Something that has always scared me in ImageMagick is the syntax of the language which seems to follow quite different rules depending on the type of command you want to use.
My own biased opinion : The rules of the G’MIC language may look a bit esoteric at first glance, but once you get them, you feel like you can do whatever you want :slight_smile:

Actually, I’m so biased that I’d be curious to know why some people would prefer to use G’MIC rather than IM to write image processing pipelines. @afre @Reptorian @garagecoder @grosgood and others.

Is that only because scripts can be easily converted as filters for the GIMP plug-in ?

If so, why not creating a similar GIMP plug-in that embeds IM features ?
@snibgo, has it be considered by the IM development team ?
Just curious!

@David_Tschumperle I prefer to use G’MIC as it is available for as many image-processing applications like Krita and GIMP. Also, after learning of it, I find it easier than to use C++ or C# to create filters, and from what I seen in processing and pals, I prefer gmic due to its flexibility.

I concur with both your points. I see them as strengths for either platform. As said above, I love the gmic scripting. IM on Windows BAT processing is awkward, even though it comes so naturally for @snibgo.

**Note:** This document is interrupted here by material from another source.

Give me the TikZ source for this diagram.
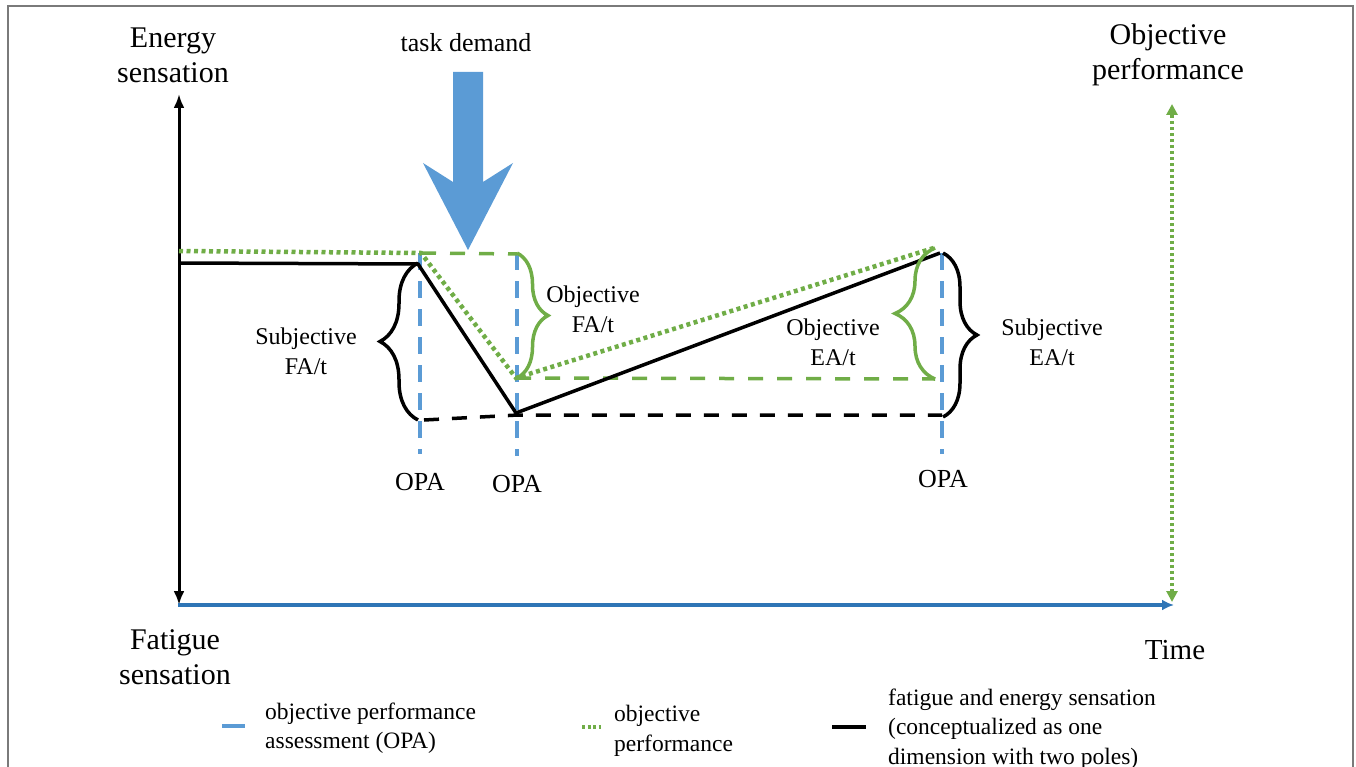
\documentclass[tikz,border=0pt]{standalone}
\usepackage{fontspec}
\setmainfont{Liberation Serif}
\usetikzlibrary{arrows.meta,decorations.pathreplacing}
\definecolor{opablue}{HTML}{5B9BD5}
\definecolor{axisblue}{HTML}{2E75B6}
\definecolor{perfgreen}{HTML}{70AD47}
\definecolor{framegray}{HTML}{7A7A7A}
\begin{document}
\begin{tikzpicture}[x=1pt,y=-1pt,
  biglbl/.style={font=\fontsize{30}{35}\selectfont, align=center, inner sep=0pt},
  midlbl/.style={font=\fontsize{24}{30}\selectfont, align=center, inner sep=0pt},
  opalbl/.style={font=\fontsize{26}{30}\selectfont, inner sep=0pt},
  leglbl/.style={font=\fontsize{23.5}{29.5}\selectfont, align=left, inner sep=0pt, anchor=west},
  sens/.style={black, line width=3.5pt},
  sensdash/.style={black, line width=3.5pt, dash pattern=on 15pt off 13pt},
  opaline/.style={opablue, line width=3.5pt, dash pattern=on 17pt off 11pt},
  perf/.style={perfgreen, line width=4.5pt, dash pattern=on 4pt off 3.5pt},
  perfdash/.style={perfgreen, line width=3.5pt, dash pattern=on 15pt off 14pt},
  bracebk/.style={decorate, decoration={brace, amplitude=#1}, black, line width=3.5pt},
  bracegn/.style={decorate, decoration={brace, amplitude=#1}, perfgreen, line width=3.5pt}
]
\useasboundingbox (0,0) rectangle (1356,767);
% frame
\draw[framegray, line width=1.5pt] (8,767) -- (8,6) -- (1353,6) -- (1353,767);

% coordinates
\coordinate (ya) at (179,94);
\coordinate (yb) at (179,605);
\coordinate (t0) at (178,605);
\coordinate (t1) at (1174,605);
\coordinate (ga) at (1172,104);
\coordinate (gb) at (1172,602);

\coordinate (s0) at (179,263);
\coordinate (s1) at (418,264);
\coordinate (s2) at (516,413);
\coordinate (s3) at (940,253);

\coordinate (p0) at (179,251);
\coordinate (p1) at (421,253);
\coordinate (p2) at (516,378);
\coordinate (p3) at (937,247);
\coordinate (q1) at (517,254);
\coordinate (q3) at (935,379);

\coordinate (b0) at (424,420);
\coordinate (b1) at (518,415);
\coordinate (b2) at (942,415);

\coordinate (o1t) at (420,253);
\coordinate (o1b) at (420,454);
\coordinate (o2t) at (517,253);
\coordinate (o2b) at (517,456);
\coordinate (o3t) at (942,253);
\coordinate (o3b) at (942,454);

% task demand arrow
\fill[opablue] (453,72) -- (483,72) -- (483,182) -- (513,163) -- (468,250) -- (423,163) -- (453,182) -- cycle;

% axes
\draw[black, line width=3pt, {Latex[length=14pt,width=11pt]}-{Latex[length=14pt,width=11pt]}] (yb) -- (ya);
\draw[axisblue, line width=3.5pt, -{Latex[length=12pt,width=11pt]}] (t0) -- (t1);
\draw[perfgreen, line width=3.5pt, dash pattern=on 3pt off 3pt, {Triangle[length=11pt,width=11pt]}-{Triangle[length=11pt,width=11pt]}] (gb) -- (ga);

% OPA verticals
\draw[opaline] (o1t) -- (o1b);
\draw[opaline] (o2t) -- (o2b);
\draw[opaline] (o3t) -- (o3b);

% green dashed
\draw[perfdash] (p1) -- (q1);
\draw[perfdash] (p2) -- (q3);
% black dashed
\draw[sensdash] (b0) -- (b1) -- (b2);

% green dotted performance
\draw[perf] (p0) -- (p1) -- (p2) -- (p3);
% black sensation
\draw[sens, line join=miter] (s0) -- (s1) -- (s2) -- (s3);

% braces
\draw[bracebk=38pt] (418,420) -- (418,263);
\draw[bracegn=31pt] (517,253) -- (517,378);
\draw[bracegn=40pt] (935,379) -- (935,248);
\draw[bracebk=34pt] (943,253) -- (943,417);

% labels
\node[biglbl] (energy) at (173,55) {Energy\\sensation};
\node[biglbl] (fatigue) at (175,657) {Fatigue\\sensation};
\node[biglbl] (objperf) at (1168,55) {Objective\\performance};
\node[font=\fontsize{29}{35}\selectfont, inner sep=0pt] (time) at (1175,650) {Time};
\node[font=\fontsize{26}{30}\selectfont, inner sep=0pt] (task) at (466,43) {task demand};

\node[midlbl] (subfa) at (306,351) {Subjective\\FA/t};
\node[midlbl] (objfa) at (593,309) {Objective\\FA/t};
\node[midlbl] (objea) at (833,342) {Objective\\EA/t};
\node[midlbl] (subea) at (1052,342) {Subjective\\EA/t};

\node[opalbl] (opa1) at (420,482) {OPA};
\node[opalbl] (opa2) at (517,484) {OPA};
\node[opalbl] (opa3) at (943,479) {OPA};

% legend
\coordinate (l1a) at (222,726);
\coordinate (l1b) at (245,726);
\draw[opablue, line width=4pt] (l1a) -- (l1b);
\node[leglbl] (leg1) at (265,728) {objective performance\\assessment (OPA)};
\coordinate (l2a) at (582,727);
\coordinate (l2b) at (601,727);
\draw[perfgreen, line width=4pt, dash pattern=on 3pt off 2.5pt] (l2a) -- (l2b);
\node[leglbl] (leg2) at (614,731) {objective\\performance};
\coordinate (l3a) at (832,727);
\coordinate (l3b) at (866,727);
\draw[black, line width=4pt] (l3a) -- (l3b);
\node[leglbl] (leg3) at (888,729) {fatigue and energy sensation\\(conceptualized as one\\dimension with two poles)};
\end{tikzpicture}
\end{document}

I would take you up on that if more people are interested. If they can have beer over dt, why not for cimg / gmic? :wink: (I don’t drink beer though. :stuck_out_tongue_closed_eyes:)

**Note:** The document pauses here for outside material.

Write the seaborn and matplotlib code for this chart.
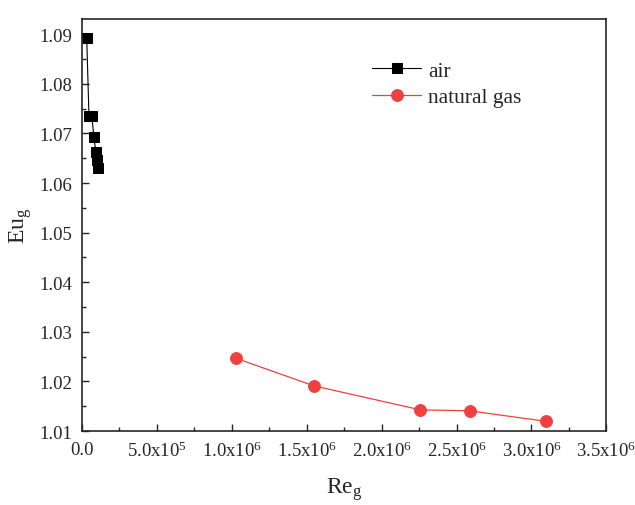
import matplotlib
matplotlib.use("Agg")
import matplotlib.pyplot as plt
import seaborn as sns
import pandas as pd
from matplotlib.ticker import MultipleLocator, FuncFormatter

air_re = [3.2e4, 4.7e4, 6.6e4, 8.0e4, 9.3e4, 1.0e5, 1.07e5]
air_eu = [1.0893, 1.0736, 1.0736, 1.0692, 1.0663, 1.0647, 1.0630]
gas_re = [1.03e6, 1.547e6, 2.258e6, 2.587e6, 3.10e6]
gas_eu = [1.02466, 1.01913, 1.01429, 1.01409, 1.01196]
xticks = [0, 5e5, 1e6, 1.5e6, 2e6, 2.5e6, 3e6, 3.5e6]
xticklabels = ["0.0", "5.0x10$^5$", "1.0x10$^6$", "1.5x10$^6$", "2.0x10$^6$",
               "2.5x10$^6$", "3.0x10$^6$", "3.5x10$^6$"]

sns.set_style("ticks")
plt.rcParams['font.family'] = ['Liberation Serif', 'DejaVu Serif']
plt.rcParams['mathtext.fontset'] = 'custom'
plt.rcParams['mathtext.rm'] = 'Liberation Serif'
plt.rcParams['mathtext.it'] = 'Liberation Serif:italic'

air = pd.DataFrame({"Re": air_re, "Eu": air_eu})
gas = pd.DataFrame({"Re": gas_re, "Eu": gas_eu})

fig = plt.figure(figsize=(6.35, 5.06), dpi=100)
ax = fig.add_axes([0.129, 0.146, 0.826, 0.814])

sns.lineplot(data=air, x="Re", y="Eu", ax=ax, color="black", marker="s",
             markersize=7, markeredgecolor="black", linewidth=0.8, label="air",
             sort=False)
sns.lineplot(data=gas, x="Re", y="Eu", ax=ax, color="#ef4040", marker="o",
             markersize=8.5, markeredgecolor="#ef4040", linewidth=0.9,
             label="natural gas", sort=False)

ax.set_xlim(0, 3.5e6)
ax.set_ylim(1.01, 1.093)
ax.set_xticks(xticks)
ax.set_xticklabels(xticklabels)
ax.xaxis.set_minor_locator(MultipleLocator(2.5e5))
ax.set_yticks([1.01 + 0.01 * i for i in range(9)])
ax.yaxis.set_major_formatter(FuncFormatter(lambda v, p: f"{v:.2f}"))
ax.yaxis.set_minor_locator(MultipleLocator(0.005))
ax.tick_params(which="both", direction="in", top=False, right=False,
               labelsize=13.5, pad=7)
ax.tick_params(which="major", length=5, width=1)
ax.tick_params(which="minor", length=3, width=1)
for s in ax.spines.values():
    s.set_linewidth(1.2)

ax.set_xlabel(r"$\mathrm{Re_g}$", fontsize=17, labelpad=11)
ax.set_ylabel(r"$\mathrm{Eu_g}$", fontsize=17, labelpad=4)

leg = ax.legend(loc="upper left", bbox_to_anchor=(0.516, 0.947), frameon=False,
                fontsize=15.5, handlelength=2.3, labelspacing=0.3,
                handletextpad=0.3)

fig.savefig("out.png", dpi=100)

Difficult for me to say why I would choose one over the other when I’ve barely used IM. My impression is that G’MIC has a syntax more like a generic interpreter (suited to building very long pipelines), versus IM appearing more like a classic command line tool with some higher level syntax. I’m not a fan of sharing global state between commands either - debugging nightmare for anything lengthy.

My initial impressions of G’MIC was that it was arcane. The wise among you know that such terms tell as much about the person using them as the things they are used upon — that the person, in fact, knows little about such things so termed and thus is deeply struck by mystery. Black magic is arcane. So is calculus, linear algebra and Emacs. Become familiar with them, the mystery falls away and the thing becomes simply useful. But it is worth noting why some things become useful while others just sit.

I’m not qualified to compare the present-tense ImageMagick with G’MIC; I have not used ImageMagick for some time. However, ten to fifteen years ago, I used ImageMagick a great deal in projects for which I now harness G’MIC. The transition from one to the other was gradual, unplanned and without much conscious consideration. Perhaps over the course of six months or a year I found myself using G’MIC rather more than ImageMagick and that occurred primarily because G’MIC command structure would stick with me, while I needed to frequently refresh my memory about ImageMagick settings.

Some time ago, @David_Tschumperle wrote a précis on his design approach to G’MIC — one of a number, I am sure, but this is the one that happened to stick with me. He wrote:

That’s it for me: conciseness and coherence. To which, I may add, staying in the working context. I’m not going to congratulate myself for saving a nickel of processing time if a dollar is spent switching between G’MIC, C or Python. My time that is available for exploration is limited. When I’m exploring, I want to stay in one environment, stick with one toolset and rue minutes spent in decamping and regrouping. Life is short. Mind the overhead.

That said, I tell myself from time to time that I should give really ImageMagick another go, and perhaps I shall — Thank you, @snibgo, for your report from other realms beyond the blue hills and far valleys.

1 Like

That was a good point indeed.
Next version of G’MIC will improve that : command input will return the bit depth when loading .png and .tiff files.

Good stuff. I suggest you do this for all file formats, eg GIF and JPG and anything else G’MIC can read.

You might also make available (in a variable or whatever) the nominal maximum value, which might be 1.0 or 255 or 65535 or whatever.

This would reduce the need to assume that the maximum actual value in an image is also the nominal maximum value.